Could you tell me about how you work with your photography?
For five years I worked on one project: The Laneway Project. During these five years I made nine bodies of work. Eight are photo series and then there's one digital video made from still photographs. Threshold is the last body of work from The Laneway Project. Laneways are narrow passages running behind houses. It's public space but very close to the intimacy of the private residence. During my time with Laneway I was conscious of the mutability of the boundaries between private and public space. I was essentially photographing boundaries such as walls, doors, gates that separate the public space of the laneway from the private space beyond.
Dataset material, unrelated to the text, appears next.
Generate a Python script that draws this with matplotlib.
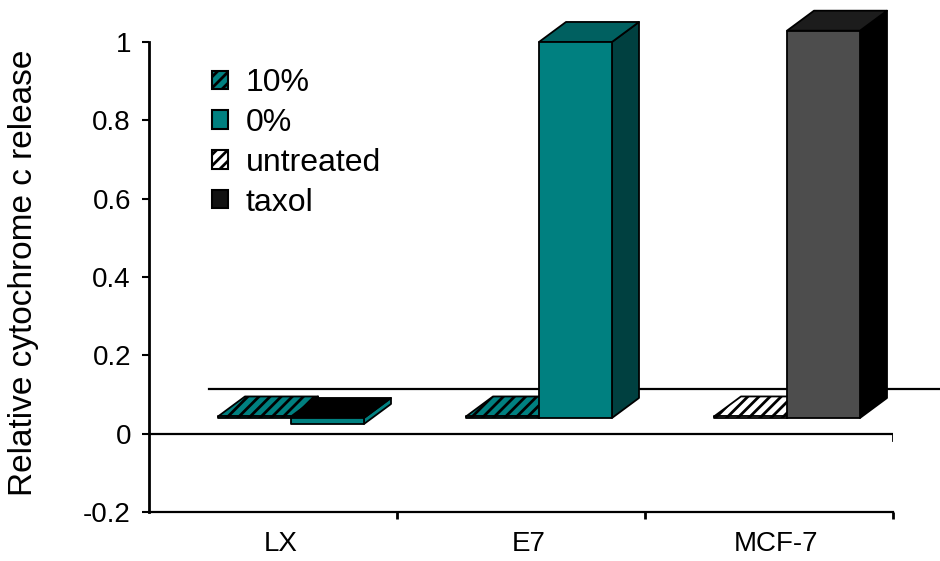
import matplotlib
matplotlib.use("Agg")
import matplotlib.pyplot as plt
from matplotlib.patches import Polygon, Rectangle, Patch

# ---- data -------------------------------------------------------------
categories = ["LX", "E7", "MCF-7"]
left_series = ["10%", "10%", "untreated"]
left_values = [0.004, 0.004, 0.004]
right_series = ["0%", "0%", "taxol"]
right_values = [-0.016, 1.0, 1.03]
legend_labels = ["10%", "0%", "untreated", "taxol"]
y_ticks = [-0.2, 0, 0.2, 0.4, 0.6, 0.8, 1]
y_tick_labels = ["-0.2", "0", "0.2", "0.4", "0.6", "0.8", "1"]
y_label = "Relative cytochrome c release"

# ---- styles -----------------------------------------------------------
styles = {
    "10%": dict(front="#008080", top="#008080", side="#008080", hatch="///", swatch="#008080"),
    "0%": dict(front="#008080", top="#006060", side="#004040", hatch=None, swatch="#008080"),
    "untreated": dict(front="#ffffff", top="#ffffff", side="#ffffff", hatch="///", swatch="#ffffff"),
    "taxol": dict(front="#4d4d4d", top="#1c1c1c", side="#000000", hatch=None, swatch="#111111"),
}

plt.rcParams["font.family"] = ["Liberation Sans", "DejaVu Sans"]
plt.rcParams["hatch.linewidth"] = 2.0

W, H = 940, 561
L, R, T, B = 149, 893, 42, 512          # plot frame in pixels
fig = plt.figure(figsize=(W / 100, H / 100), dpi=100)
rect = [L / W, 1 - B / H, (R - L) / W, (B - T) / H]

# front plane: the value axis
ax = fig.add_axes(rect)
ax.set_xlim(-0.5, 2.5)
ax.set_ylim(-0.2, 1.0)
px_x = (R - L) / 3.0
px_y = (B - T) / 1.2

for s in ("top", "right"):
    ax.spines[s].set_visible(False)
ax.spines["left"].set_linewidth(2.0)
ax.spines["bottom"].set_linewidth(1.6)
ax.set_yticks(y_ticks)
ax.set_yticklabels(y_tick_labels, fontsize=20)
ax.tick_params(axis="y", direction="out", length=5, width=1.5, pad=8)

# category ticks and labels
boundary_ticks = [0.5, 1.5, 2.5]
label_pos = [0.03, 1.03, 2.03]
ax.set_xticks(boundary_ticks)
ax.set_xticklabels([])
ax.tick_params(axis="x", which="major", direction="out", length=5, width=2)
ax.set_xticks(label_pos, minor=True)
ax.set_xticklabels(categories, minor=True, fontsize=20)
ax.tick_params(axis="x", which="minor", length=0, pad=14)

# floor of the zero plane: front and back edges
floor_dx = 60 / px_x
floor_dy = 45 / px_y
ax.plot([-0.5, 2.5], [0, 0], color="black", lw=1.6, solid_capstyle="butt")
ax.plot([2.5, 2.5], [0, -6 / px_y], color="black", lw=2)
ax.plot([-0.5 + floor_dx, 2.5 + floor_dx], [floor_dy, floor_dy],
        color="black", lw=1.6, clip_on=False)

# bar plane: sits a third of the way into the floor, slightly smaller scale
row_dx_px, row_dy_px = 18, 15.7
persp = 0.96
bx = fig.add_axes(rect)
bx.set_axis_off()
bx.patch.set_visible(False)
zero_px = B - 0.2 * px_y - row_dy_px
by = px_y * persp
bx.set_xlim(-0.5 - row_dx_px / px_x, 2.5 - row_dx_px / px_x)
bx.set_ylim(-(B - zero_px) / by, (zero_px - T) / by)

bar_w = 73 / px_x
depth_dx = 27 / px_x
depth_dy = 20 / by


def draw_box(x0, v, st):
    lo, hi = min(0.0, v), max(0.0, v)
    top_c, side_c = st["top"], st["side"]
    if v < 0:
        top_c, side_c = "#000000", st["front"]
    kw = dict(edgecolor="black", lw=1.3, hatch=st["hatch"], joinstyle="round",
              clip_on=False)
    x1 = x0 + bar_w
    side = Polygon([(x1, lo), (x1 + depth_dx, lo + depth_dy),
                    (x1 + depth_dx, hi + depth_dy), (x1, hi)], facecolor=side_c, **kw)
    top = Polygon([(x0, hi), (x1, hi), (x1 + depth_dx, hi + depth_dy),
                   (x0 + depth_dx, hi + depth_dy)], facecolor=top_c, **kw)
    front = Rectangle((x0, lo), bar_w, hi - lo, facecolor=st["front"], **kw)
    for p in (side, top, front):
        bx.add_patch(p)


for i in range(len(categories)):
    draw_box(i - bar_w, left_values[i], styles[left_series[i]])
    draw_box(i, right_values[i], styles[right_series[i]])

# legend
handles = [Patch(facecolor=styles[k]["swatch"], edgecolor="black", lw=1.5,
                 hatch=styles[k]["hatch"], label=k) for k in legend_labels]
fig.legend(handles=handles, loc="upper left",
           bbox_to_anchor=(212 / W, 1 - 68 / H), frameon=False, fontsize=23,
           handlelength=0.5, handleheight=0.5, handletextpad=0.55,
           labelspacing=0.31, borderpad=0, borderaxespad=0)

fig.text(24 / W, 1 - 273 / H, y_label, rotation=90, ha="center", va="center",
         fontsize=24)

fig.savefig("out.png", dpi=100)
In The Laneway project I started out focusing on the surface
layer of the environments. I was concerned with the living
nature of the supposedly inanimate environment. The first
few series deal with this living nature and the body. In
one work called Umbilicus, I was focusing on very small
details in the surface almost invisible to the eye. They
were punctures and protrusions in the surface of the buildings
which I saw – very much like skin.
Living room was the series where I first started
focusing more on space and referring to the boundaries.
Previously I was partly focusing on this but more on the
details in the surface. Living room is a series
of self portraits in which I'm wearing a protective jumpsuit
and sitting on furniture people have thrown away. That work
came out of experiences I had working with the laneway.
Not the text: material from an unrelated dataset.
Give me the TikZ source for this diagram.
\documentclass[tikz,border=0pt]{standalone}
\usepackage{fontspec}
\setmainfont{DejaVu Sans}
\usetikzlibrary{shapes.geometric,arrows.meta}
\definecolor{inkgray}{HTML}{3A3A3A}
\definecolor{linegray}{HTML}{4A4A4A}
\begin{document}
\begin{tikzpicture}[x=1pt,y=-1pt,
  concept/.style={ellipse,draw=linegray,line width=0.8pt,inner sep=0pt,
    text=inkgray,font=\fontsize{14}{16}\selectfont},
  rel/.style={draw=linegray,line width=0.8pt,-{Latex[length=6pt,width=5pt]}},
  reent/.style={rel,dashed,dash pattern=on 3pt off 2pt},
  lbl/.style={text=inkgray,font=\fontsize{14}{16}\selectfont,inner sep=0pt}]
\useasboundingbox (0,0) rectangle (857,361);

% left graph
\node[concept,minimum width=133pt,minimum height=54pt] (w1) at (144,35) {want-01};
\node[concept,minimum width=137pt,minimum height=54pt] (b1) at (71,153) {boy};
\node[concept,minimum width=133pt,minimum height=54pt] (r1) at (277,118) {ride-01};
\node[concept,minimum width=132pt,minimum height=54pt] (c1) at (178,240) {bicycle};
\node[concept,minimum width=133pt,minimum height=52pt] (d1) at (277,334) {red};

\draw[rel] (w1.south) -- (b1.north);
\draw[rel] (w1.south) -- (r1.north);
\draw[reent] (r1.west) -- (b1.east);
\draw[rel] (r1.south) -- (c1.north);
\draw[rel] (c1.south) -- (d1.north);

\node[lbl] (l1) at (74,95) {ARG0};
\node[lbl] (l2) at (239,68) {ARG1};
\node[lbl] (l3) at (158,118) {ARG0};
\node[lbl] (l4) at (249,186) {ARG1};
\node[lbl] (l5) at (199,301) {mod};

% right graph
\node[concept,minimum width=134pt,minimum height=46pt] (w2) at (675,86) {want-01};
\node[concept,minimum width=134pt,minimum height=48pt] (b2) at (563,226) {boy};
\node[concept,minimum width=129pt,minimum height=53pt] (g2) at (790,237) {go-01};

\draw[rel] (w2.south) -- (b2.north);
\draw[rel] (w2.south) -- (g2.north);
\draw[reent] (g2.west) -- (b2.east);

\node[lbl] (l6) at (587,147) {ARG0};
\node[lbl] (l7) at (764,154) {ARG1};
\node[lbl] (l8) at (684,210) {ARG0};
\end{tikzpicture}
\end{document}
I encountered a lot of hostility working with the project.
People were upset with my presence in the laneways even
though it's public space. But when a garage door suddenly
opens the public and private merge and the space becomes
ambiguous. I was shooting this particular gate and there
were some Portuguese men living in the houses near the laneway
who were really mad about me being there. One day I went
back to photograph and someone had painted white lines across
the surface of the gate so I couldn't shoot it. This event
let to the Living room series as a perfomative
occupation of the public space.
Threshold is the resolution of the laneway series. When I look back now I see a substantial evolution in the work. Threshold combines a lot of my interests and is more layered than some of the earlier work. But at the same time these earlier works are what really enabled this evolution so they are just as important and I'll still be exhibiting them as well.
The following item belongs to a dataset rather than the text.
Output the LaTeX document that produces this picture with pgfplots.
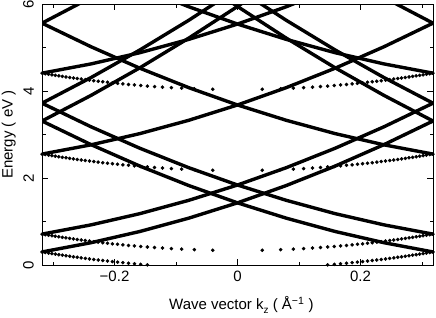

Can you reveal what you are currently working on?
I'm developing a body of work that deals with ambiguous
landscapes and continues my interest with perception. I
did my first pieces in Holland where I photographed on a
dike. The work includes five videos and five large-scale
diptychs. It's completely analogue with my previous photo
work. The new work relies on the perceptual shift that takes
place in the image because of the way it flattens perspective.
But this work is still very much in progress.